Третья эмоция, порождающая еще один вид любознательности, возникает из поисков такого опыта, который вначале случайно появляется в деятельном и трудовом отношении к миру, так что сознательное стремление к нему вторично, – это стремление к власти и господству над ходом природы, людьми и процессами в обществе, течением органических и душевных процессов, а в магической технике – даже попытка направить сами сверхъестественные или кажущиеся нам таковыми «силы», овладеть ими и благодаря этому «предвидеть» явления.
Глубинную основу этого стремления образуют первоначально лишенные цели влечения конструировать, играть, мастерить, экспериментировать, которые одновременно являются корнем всей позитивной науки и всех видов техники, и которые, взятые в их инстинктивной основе, составляют вместе единое целое. Тесно связана с влечением к власти и господству способность высших позвоночных выходить за рамки инстинктивных действий и самодрессировки с помощью метода «проб и ошибок» и, не прибегая в своем поведении к пробам, приспосабливаться к новым нетипичным ситуациям окружающей среды так, чтобы витально-полезное поведение предпочиталось всякому иному, – т. е. «практически-технический ум», (дать которому убедительную психологическую дефиницию
[83] мы до сих пор еще не можем
[84]).

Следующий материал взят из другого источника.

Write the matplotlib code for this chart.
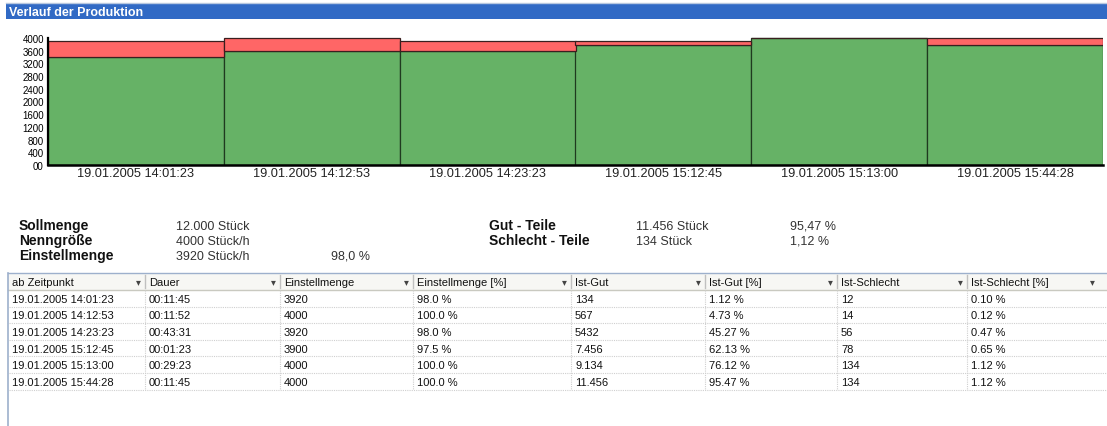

Существенным в вопросе о происхождении «практического ума» является то, что при обусловленности инстинктами и направленностью внимания (ныне подтвержденными научно) даже простейших ощущений и восприятий
[85] уже сам наш естественно воспринимаемый мир таков, что относительные постоянства и временные регулярности фактического хода природы имеют принципиально бо́льшие перспективы и шансы быть зафиксированными в ощущении и восприятии, чем то, что относительно непостоянно и неповторимо во времени; что, стало быть, пороги замечаемости, всегда соответствующие так называемому порогу раздражения, благоприятствуют постоянному и регулярному, как и всему, что представляет собой единый чувственно-воспринимаемый образ в пространстве и времени, например, всему упорядоченному симметрично; что, далее, – как убедительно показал Э. Йенш – тенденция к выбору постоянного и регулярного не переносится из образов восприятия в образы представления, но равно изначально присутствует в обоих рядах образов, так как они оба впервые возникают из некоей праформы «воззрительных образов», пропорциональных раздражению в значительно меньшей мере, чем восприятия взрослого человека
[86]. Итак, последней основой для убеждения в пространственно-временной закономерности так-бытия природы, которым руководствуется все позитивное исследование природы, служит не так называемый чистый разум (рационализм и Кант) и не (как считают эмпиристы) чувственный опыт, формируемый скорее уже по и соразмерно этой селективной тенденции возможного внимания, – но то по существу биологическое, а вовсе не рациональное или «духовное», влечение к власти и господству, которое, в свою очередь, равно изначально и одинаковым образом определяет интеллектуальное отношение к миру в восприятии, представлении, мышлении, и точно так же – практическое отношение к миру в действии и в передвижении предметов окружающей среды. Этим-то как раз и обеспечивается единство теоретического и практически-деятельного отношения к миру, а также общность их структурных форм.